The Portuguese finally attained their goal of reaching the East Indies in 1498. Backed by the rising power of European states, the Portuguese and, later, the Dutch gradually displaced Muslim sea power by force. However, the Europeans looked down upon the "natives" whereas the Muslim traders and ulama never kept aloof and rapidly intermarried and merged into the population while keeping their faith. So, the population became devotedly Muslim even as the Europeans dominated the sea lanes by brute force. In what is now Malaya and the island of Sumatra an Islamic state called Acheh arose in the 1500's and challenged the Portuguese. While Acheh could not conquer the better armed Portuguese neither could the Portuguese destroy them.
By the seventeenth century, The Dutch replaced the Portuguese and dominated the spice trade. The Dutch finally won control over and destroyed Acheh in a war that went on from 1873 to 1910.
The world of Islam gradually lost the ability to resist European military incursions largely because they did not undergo an industrial revolution. Even though science and crafts were very highly developed in the Islamic states, they did not connect these to engineering and mass industrial production. A critical weakness was that the Islamic states did not create a form of aggressive nationalism. Nor did they tie that imperialism to economic development and industrialization. Finally, the fatal blow was the nearly total loss of mastery at sea. The western European navies were unchallenged in the world until they were replaced by American dominance that began during World War II. We are the inheritors of those Europeans at sea.
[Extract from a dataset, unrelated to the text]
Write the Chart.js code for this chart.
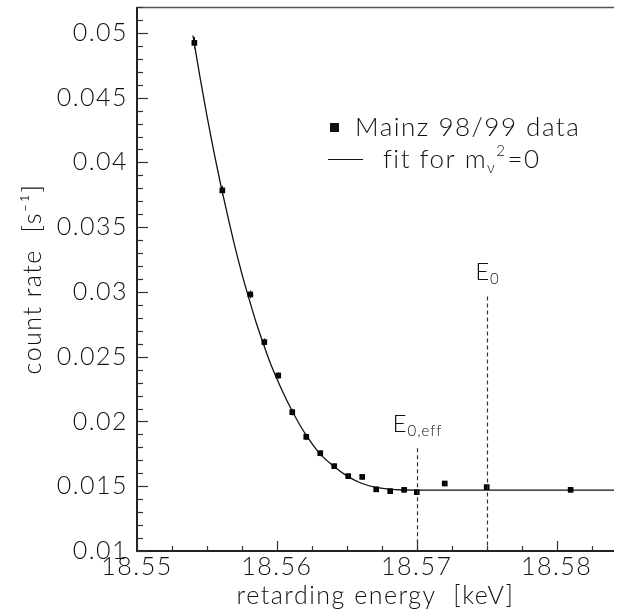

However, Christianity prevailed only in the northern Philippines and most parts of the Balkans. Everywhere else, the people remained predominantly Muslim. Politically, the Islamic states remained profoundly conservative and were untouched during the three hundred years between 1500 and 1800 by the political currents that caused the American and French revolutions and rocked the political foundations of the rest of Europe in the 1800's.